From a story on CNN on "begpackers" in Asia:
The photo is captioned, "Professor Stephen Pratt posed as a begpacker to do fieldwork in Hong Kong."
The sign says:
qǐng bāngzhù wǒ zài quán shìjiè lǚxíng
請幫助我在全世界旅行
"Please help me travel around the world"
Despite the fractured grammar (the zài 在* is especially egregious), all the major online translators (Google, Baidu, Bing, and DeepL) managed to make the same sense of the sentence as given above.
*some definitions:
to exist; to be alive
to be at; to be in; to be located
be …-ing; in the middle of doing something (indicating an action in progress)
(located) in; at
during; in
to lie in; to rest with
to be at the post
Jonathan Silk, who kindly called this photograph to my attention, writes:
I think this looks like Chinese written by someone who can write but wants to pretend that they cannot. What do you think?
The misproportioned, misshapen characters remind me of those written by individuals who are autodidacts or who are at about second-year level of university or college instruction. The wording resembles that of the enthusiastic learner of Mandarin who spews out sentences and phrases as they flow through his mind and out of his mouth without the discipline of rigorous training. But Jonathan may, after all, be right. If this fellow is truly clever, he may be skillfully faking semiliteracy.
Selected readings
- "Chinese restaurant shorthand, part 6" (6/17/19) — see especially the opening portion and the comment at the end
- "Manchu illiteracy" (4/14/16)
- "Acquiring literacy in medieval Dunhuang" (2/20/21)
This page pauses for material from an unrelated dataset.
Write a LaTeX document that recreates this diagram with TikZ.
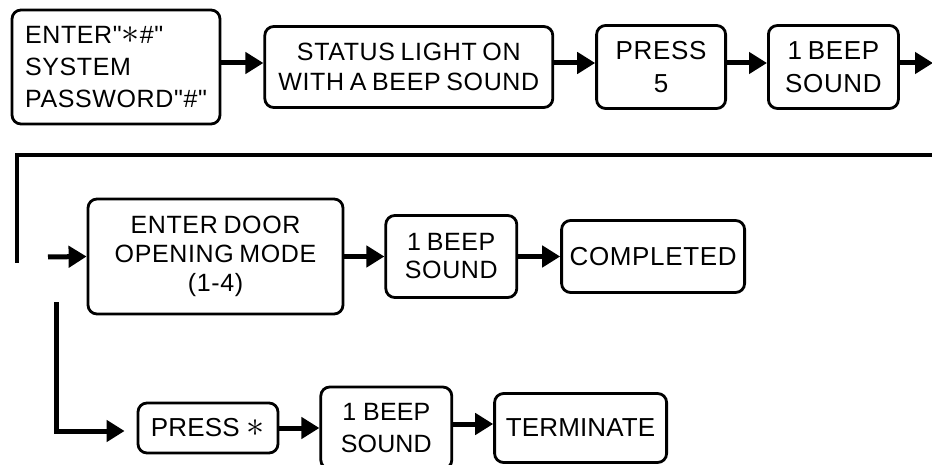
\documentclass[tikz,border=0pt]{standalone}
\usepackage{fontspec}
\usepackage{tikz}
\usetikzlibrary{positioning,arrows.meta}
\newfontfamily\boxfont[LetterSpace=2.5,WordSpace=0.75]{Liberation Sans}
\newfontfamily\tightfont[LetterSpace=0.5]{Liberation Sans}
\newcommand{\fsz}[2]{\fontsize{#1}{#2}\selectfont}
\newcommand{\bigast}{\scalebox{1.45}{$\ast$}}
\tikzset{
  stepbox/.style={draw,line width=2.8pt,rounded corners=9pt,
            align=center,inner sep=0pt,fill=white},
  flow/.style={-{Triangle[length=18pt,width=21pt]},line width=5pt},
  loopline/.style={line width=4pt},
}

\begin{document}
\begin{tikzpicture}[x=1pt,y=-1pt,node distance=40pt]
  \useasboundingbox (0,0) rectangle (932,465);
  % first row
  \node[stepbox,align=left,minimum width=208pt,minimum height=114pt,
        font=\boxfont\fsz{25}{32}] (enter) at (116,67)
        {ENTER"\bigast\#"\\SYSTEM\\PASSWORD"\#"};
  \node[stepbox,minimum width=288pt,minimum height=81pt,
        font=\boxfont\fsz{25}{30},right=42pt of enter] (status)
        {STATUS LIGHT ON\\WITH A BEEP SOUND};
  \node[stepbox,minimum width=129pt,minimum height=83pt,
        font=\boxfont\fsz{26}{33},right=41pt of status] (press5) {PRESS\\5};
  \node[stepbox,minimum width=130pt,minimum height=83pt,
        font=\boxfont\fsz{26}{33},right=of press5] (beep1) {1 BEEP\\SOUND};
  \coordinate (out1) at (933,63);
  \draw[flow] ([yshift=4pt]enter.east) -- ([yshift=4pt]status.west);
  \draw[flow] ([yshift=4pt]status.east) -- ([yshift=4pt]press5.west);
  \draw[flow] ([yshift=4pt]press5.east) -- ([yshift=4pt]beep1.west);
  \draw[flow] ([yshift=4pt]beep1.east) -- (out1);
  % second row
  \coordinate (loopR) at (933,155);
  \coordinate (loopL) at (17,263);
  \coordinate (in2) at (48,257);
  \draw[loopline] (loopR) -| (loopL);
  \node[stepbox,minimum width=255pt,minimum height=115pt,
        font=\boxfont\fsz{25}{29}] (mode) at (215.5,256.5)
        {ENTER DOOR\\OPENING MODE\\(1-4)};
  \node[stepbox,minimum width=131pt,minimum height=82pt,
        font=\boxfont\fsz{25}{28},right=of mode] (beep2) {1 BEEP\\SOUND};
  \node[stepbox,minimum width=183pt,minimum height=72pt,
        font=\boxfont\fsz{26}{30},right=42pt of beep2] (done) {COMPLETED};
  \draw[flow] (in2) -- (mode.west);
  \draw[flow] (mode) -- (beep2);
  \draw[flow] (beep2) -- (done);
  % third row
  \coordinate (br) at (56,302);
  \node[stepbox,minimum width=140pt,minimum height=50pt,
        font=\tightfont\fsz{26}{30}] (pressx) at (208,428) {PRESS \bigast};
  \node[stepbox,minimum width=131pt,minimum height=82pt,
        font=\tightfont\fsz{25}{32},right=of pressx] (beep3) {1 BEEP\\SOUND};
  \node[stepbox,minimum width=172pt,minimum height=69pt,
        font=\tightfont\fsz{26}{30},right=of beep3] (term) {TERMINATE};
  \draw[flow] (br) |- ([xshift=-12pt,yshift=-3pt]pressx.west);
  \draw[flow] (pressx) -- (beep3);
  \draw[flow] ([yshift=4pt]beep3.east) -- ([yshift=4pt]term.west);
\end{tikzpicture}
\end{document}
- Victor H. Mair, "Lay Students and the Making of Written Vernacular Narrative: An Inventory of Tun-huang Manuscripts", Chinoperl Papers 10 (1981), 5–96.
Jenny Chu said,
June 6, 2023 @ 2:13 am
According to the article, the researcher was in grad school at the time. I suppose it's possible that he was in his second year of learning how to write in Chinese.
Victor Mair said,
June 7, 2023 @ 7:51 am
From Don Keyser:
This one takes me back. In the late 1980s, I served my second assignment at our embassy in Tokyo. The chief of the American Citizens Services unit in the Consular Section, a white lady in her early 50s, asked my assistance. Confirming that I was a Chinese-language officer who read Chinese, she asked if I would read something sent her by one of the Americans incarcerated at Fuchū Prison she saw monthly in fulfillment of her consular responsibilities. The prisoner was an African American male in his early 30s.
So I agreed, and took from her the long message. It was written on notebook paper in clear but child-like Chinese characters. When I first looked at it, it made zero sense to me. Then I figured it out. The prisoner was teaching himself Chinese characters, but without any instruction by tutor or book. He wrote (or thought) out his desired message in English, and then, evidently using an English-Chinese dictionary he was permitted to have in his cell, plugged in a Chinese character (sometimes) corresponding to the meaning of the English word.
Basically, the prisoner was telling the consular officer that her visits and manifest concern for his well-being had caused him to fall in love with her, and so he wished to make known his abiding love for her.
Not something one was apt to encounter every day.